START DATA SHOWN
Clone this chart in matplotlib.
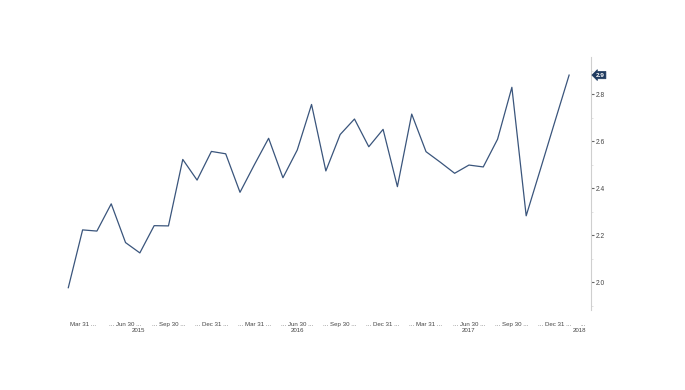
import matplotlib
matplotlib.use("Agg")
import matplotlib.pyplot as plt
import matplotlib.transforms as mtransforms
import numpy as np

# Monthly series Feb 2015 .. Jan 2018
values = [1.977, 2.223, 2.218, 2.334, 2.169, 2.125, 2.241, 2.240, 2.523, 2.435,
          2.557, 2.547, 2.383, 2.500, 2.613, 2.445, 2.563, 2.757, 2.474, 2.629,
          2.695, 2.577, 2.651, 2.407, 2.716, 2.556, 2.511, 2.464, 2.499, 2.491,
          2.609, 2.830, 2.283, 2.482, 2.683, 2.882]
tick_pos = [1, 4, 7, 10, 13, 16, 19, 22, 25, 28, 31, 34, 36]
tick_labels = ["Mar 31 ...", "... Jun 30 ...", "... Sep 30 ...", "... Dec 31 ...",
               "... Mar 31 ...", "... Jun 30 ...", "... Sep 30 ...", "... Dec 31 ...",
               "... Mar 31 ...", "... Jun 30 ...", "... Sep 30 ...", "... Dec 31 ...", "..."]
year_pos = [4.9, 16, 28, 35.7]
year_labels = ["2015", "2016", "2017", "2018"]
last_label = "2.9"

W, H = 685, 390
fig = plt.figure(figsize=(W / 100, H / 100), dpi=100)
ax = fig.add_axes([60 / W, 1 - 310 / H, (591 - 60) / W, (310 - 57) / H])

x = np.arange(len(values))
ax.plot(x, values, color="#3a557c", lw=0.9)

ax.set_xlim(-0.58, 36.53)
ax.set_ylim(1.882, 2.959)

for s in ["left", "top", "bottom"]:
    ax.spines[s].set_visible(False)
ax.spines["right"].set_color("#cfcfcf")
ax.spines["right"].set_linewidth(0.8)

ax.yaxis.tick_right()
ax.set_yticks([2.0, 2.2, 2.4, 2.6, 2.8])
ax.set_yticklabels(["2.0", "2.2", "2.4", "2.6", "2.8"])
ax.set_yticks(np.arange(1.9, 2.95, 0.2), minor=True)
ax.tick_params(axis="y", which="major", length=2, width=0.8, color="#666666",
               pad=1.5, labelsize=4.8, labelcolor="#444444")
ax.tick_params(axis="y", which="minor", length=1.5, width=0.6, color="#dddddd")
for t in ax.get_yticklabels():
    t.set_fontfamily("Liberation Sans")

ax.set_xticks(tick_pos)
ax.set_xticklabels(tick_labels, fontsize=4.4, color="#444444", family="Liberation Sans")
ax.tick_params(axis="x", length=0, pad=8.5)

trans = mtransforms.blended_transform_factory(ax.transData, ax.transAxes)
for p, lab in zip(year_pos, year_labels):
    ax.text(p, -0.08, lab, transform=trans, ha="center", va="center",
            fontsize=4.4, color="#444444", family="Liberation Sans")

# last value tag
ax.annotate(last_label, xy=(1.0, values[-1]), xycoords=("axes fraction", "data"),
            xytext=(3.5, 0), textcoords="offset points", ha="left", va="center",
            fontsize=4.6, color="white", family="Liberation Sans", fontweight="bold",
            bbox=dict(boxstyle="larrow,pad=0.18", fc="#1f3a5f", ec="#1f3a5f", lw=0.5),
            annotation_clip=False)

fig.savefig("out.png", dpi=100, facecolor="white")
END DATA SHOWN
• REQUIRED WORK:
Restate the data word for word from its first line through the line with "ax = fig.add_axes([60", leaving out any picture along the way.

• FINISHED ANSWER:
Clone this chart in matplotlib.
import matplotlib
matplotlib.use("Agg")
import matplotlib.pyplot as plt
import matplotlib.transforms as mtransforms
import numpy as np

# Monthly series Feb 2015 .. Jan 2018
values = [1.977, 2.223, 2.218, 2.334, 2.169, 2.125, 2.241, 2.240, 2.523, 2.435,
          2.557, 2.547, 2.383, 2.500, 2.613, 2.445, 2.563, 2.757, 2.474, 2.629,
          2.695, 2.577, 2.651, 2.407, 2.716, 2.556, 2.511, 2.464, 2.499, 2.491,
          2.609, 2.830, 2.283, 2.482, 2.683, 2.882]
tick_pos = [1, 4, 7, 10, 13, 16, 19, 22, 25, 28, 31, 34, 36]
tick_labels = ["Mar 31 ...", "... Jun 30 ...", "... Sep 30 ...", "... Dec 31 ...",
               "... Mar 31 ...", "... Jun 30 ...", "... Sep 30 ...", "... Dec 31 ...",
               "... Mar 31 ...", "... Jun 30 ...", "... Sep 30 ...", "... Dec 31 ...", "..."]
year_pos = [4.9, 16, 28, 35.7]
year_labels = ["2015", "2016", "2017", "2018"]
last_label = "2.9"

W, H = 685, 390
fig = plt.figure(figsize=(W / 100, H / 100), dpi=100)
ax = fig.add_axes([60 / W, 1 - 310 / H, (591 - 60) / W, (310 - 57) / H])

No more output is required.